O mais humilhante para o idoso é não sentir-se reconhecido na sua longa experiência e capacidade. Tenho um auxiliar que cai no desespero quando me vê com as chaves do carro nas mãos. E teima em ir junto para me orientar. A toda hora: cuidado com o ônibus, lá na frente! Vem vindo um carro à esquerda; olha o semáforo vai fechar; puxa mais para a direita. Meu Deus, você vai bater. Olha a velhinha atravessando. Aturar tudo isso com 45 anos de carteira… Isso sem contar o que se escuta de fora, a qualquer distração: vai jogar bingo, velho!

Outro dia fui a um banco que tem uma escadaria sem fim. Uma senhorita toda condoída com meus cabelos brancos ofereceu a mão para me ajudar a subir. Disparei escada acima, pulando de dois em dois degraus e cheguei lá bem antes dela. Fui a uma loja para renovar meu guarda-roupas. A mocinha foi me mostrando as últimas novidades de calça e camisa e camisetas “para idosos”. Umas peças escuras, sombrias, mal cortadas, boas para velório ou jantar a velas (ou a velhas!). Aí me lembrei do saudoso Rubem Alves que, ao completar 60 anos, foi procurar um blaiser vermelho e roupa vistosa, a exemplo dos japoneses que, ao chegar à 3ª idade vestem a cor vermelha, a cor dos deuses e que sinaliza a plena liberdade, a isenção da censura de comportamento e de ideias. Escolhi umas peças bem coloridas, modernas e pude ler nos olhos maliciosos da atendente: nossa que gueisão! Eu quis fugir do estereótipo social do idoso e me danei.

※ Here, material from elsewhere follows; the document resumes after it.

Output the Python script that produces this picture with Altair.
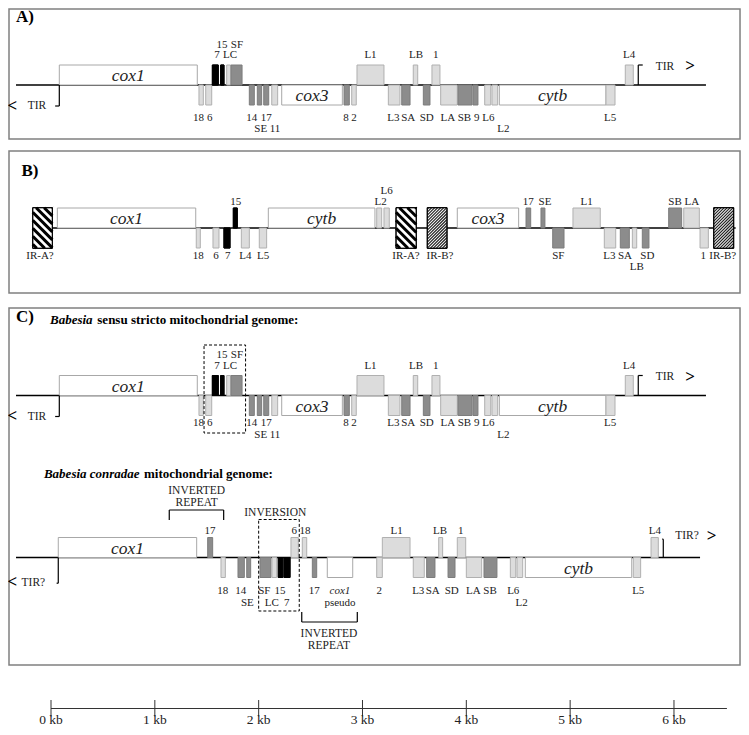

Mas, o melhor de tudo foi a descoberta do sofá! Nunca tinha dado atenção especial ao sofá. Para mim era apenas um elemento decorativo na sala. Quando me impuseram a emeritude (aposentadoria eclesiástica) alguém me sugeriu: Agora, nesse “dolce far niente”, nesse confortável ócio remunerado, pega um bom livro, senta no sofá e vai dando corda ao tempo. Não deu outra. O velho sofá passou a ser o lugar de predileção. Tomou até o feitio do meu “panaro”. De fato, o sofá deveria ser o logo da velhice. Não aquele boneco humilhante das vagas de estacionamento: um velho alquebrado de bengala e com mão às cotas tentando aliviar a dor da coluna. Melhor o sofá. Bem espaçoso, confortável para se esparramar nele. Quero morrer refestelado num sofá. E ser cremado nele. Deus me ouça!